By being so connected, we can also easily lose perspective on the fact that not everyone matters to us in the same amounts. Our cultural obsession with participation ribbons has ingrained in us a belief that all parts being unequal, everyone is still equal. Online, you are the same amount of “friend” with everyone. Re-finding someone means becoming his or her friend, we skip over the acquaintance stage, and I’m pretty sure a lot of people have no idea how to make an introduction. Sometimes, the people you meet are not worth your time and effort to re-meet.
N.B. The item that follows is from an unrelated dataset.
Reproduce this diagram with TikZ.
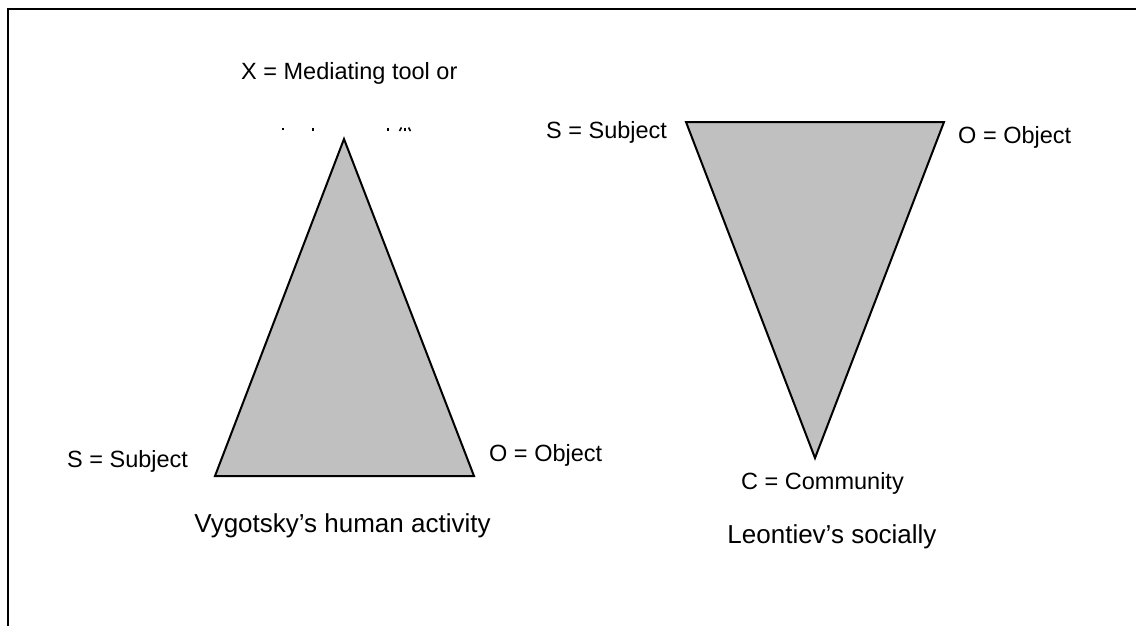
\documentclass[tikz,border=0pt]{standalone}
\usepackage{fontspec}
\setmainfont{Liberation Sans}
\definecolor{triGray}{RGB}{192,192,192}
\begin{document}
\begin{tikzpicture}[x=1pt,y=-1pt,
  tri/.style={draw=black, line width=2pt, fill=triGray, line join=miter},
  lbl/.style={inner sep=0pt, anchor=base west, font=\fontsize{23.5}{28}\selectfont},
  ttl/.style={inner sep=0pt, anchor=base, font=\fontsize{26}{31}\selectfont},
  frag/.style={line width=1.6pt}]
\useasboundingbox (0,0) rectangle (1136,626);
% frame (top and left edges only)
\draw[line width=2.2pt] (8,626) -- (8,9) -- (1136,9);

% Vygotsky triangle
\coordinate (vX) at (344,139);
\coordinate (vS) at (215,476);
\coordinate (vO) at (474,476);
\draw[tri] (vX) -- (vS) -- (vO) -- cycle;

% Leontiev triangle
\coordinate (lS) at (686,122);
\coordinate (lO) at (944,122);
\coordinate (lC) at (815,458);
\draw[tri] (lS) -- (lO) -- (lC) -- cycle;

% labels
\node[lbl] (xlab) at (241,80) {X = Mediating tool or};
\node[lbl] (vsub) at (67,467) {S = Subject};
\node[lbl] (vobj) at (489,461) {O = Object};
\node[ttl] (vtitle) at (342.5,532) {Vygotsky’s human activity};

\node[lbl] (lsub) at (546,139) {S = Subject};
\node[lbl] (lobj) at (958,143) {O = Object};
\node[lbl] (lcom) at (741,489) {C = Community};
\node[ttl] (ltitle) at (832,543) {Leontiev’s socially};

% clipped fragments of the second line of the X label
\fill (282,128) rectangle (284,130);
\draw[frag] (313,127.5) -- (313,131);
\draw[frag] (388,127.5) -- (388,131);
\draw[frag] (399.5,131) -- (401.5,127.5);
\draw[frag] (405,127.5) -- (405,131);
\draw[frag] (408.5,127.5) -- (410.5,131);
\end{tikzpicture}
\end{document}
I met this girl in Ireland. We spent a few days traveling together, not likely to meet again.
Granted…sometimes they are, but those are the people you should probably have coffee with, not just send a friend request to. My point is that people who matter to you in significant amounts should be findable to you outside of a strictly technological medium.
However, there’s also a third view. Like Steinbeck says, it can be the saddest practice to keep connections with people out of habit, not because it’s convenient or you want to or even because it’s good for you. I think we’ve become so accustomed to not deleting anyone that we reinforce bad habits, like spending time on people who aren’t relevant to our lives anymore, or whom have stopped being good for us. We don’t glue postage stamps on letters anymore, which at least took thought and a little money, but we click “like” and make comments and generally keep up, even with people who bring us down. Sometimes it is better that when we can no longer look or touch someone, we do let them go.

So that’s two potential negatives to the connectivity of technology. Two and a half if you count the first point as also something of negative, because if Jesse and Celine had provided each other with their contact information, we would have had a much less interesting story. They could have been happily ever after from the beginning, but what would that have done to their story as a whole? Even if it wouldn’t have ruined it, it would have changed the nature of the development of their love and just plain would have been less romantic. It’s a lot less sexy to say, I’ll Google you when I get home, than, Let’s meet in this same exact spot six months from now and see if we’re meant to be. Our lives are, essentially, stories, and it’s clear that one of these stories is much more compelling than the other. At the price of convenience, and because we are scared of being alone, we’ve killed the value of effort in relationships, and the romance of them.
I don’t really remember a time when it was possible to lose someone. I do remember physical address books and learning how to make real phone calls and choosing my first email address. Sometimes, the way connections are done today can seem so artless. However, at the same time, looking back with the fondness of nostalgia isn’t accurate either. Just because you could lose someone back then, doesn’t mean you should, and there’s something perhaps equally romantic about remembering and re-finding the people we meet in our daily lives out in cyber-space. It’s the give and take of how the world develops, oftentimes so quickly, and perhaps it’s chiefly our job to make sure we are giving back to people and not taking, no matter how we connect with them.

1 comment:

Michelle said...

Excellent article, Jessie. I think these are really important thoughts for us expats and for our generation in general, and I love hearing your take on this. I'm newer to the expat world and am still really wrestling with this issue of meeting way more people than I can be close with, plus trying to maintain all these relationships from back home. Your conclusion is especially helpful, and a little bit challenging. Thank you for sharing.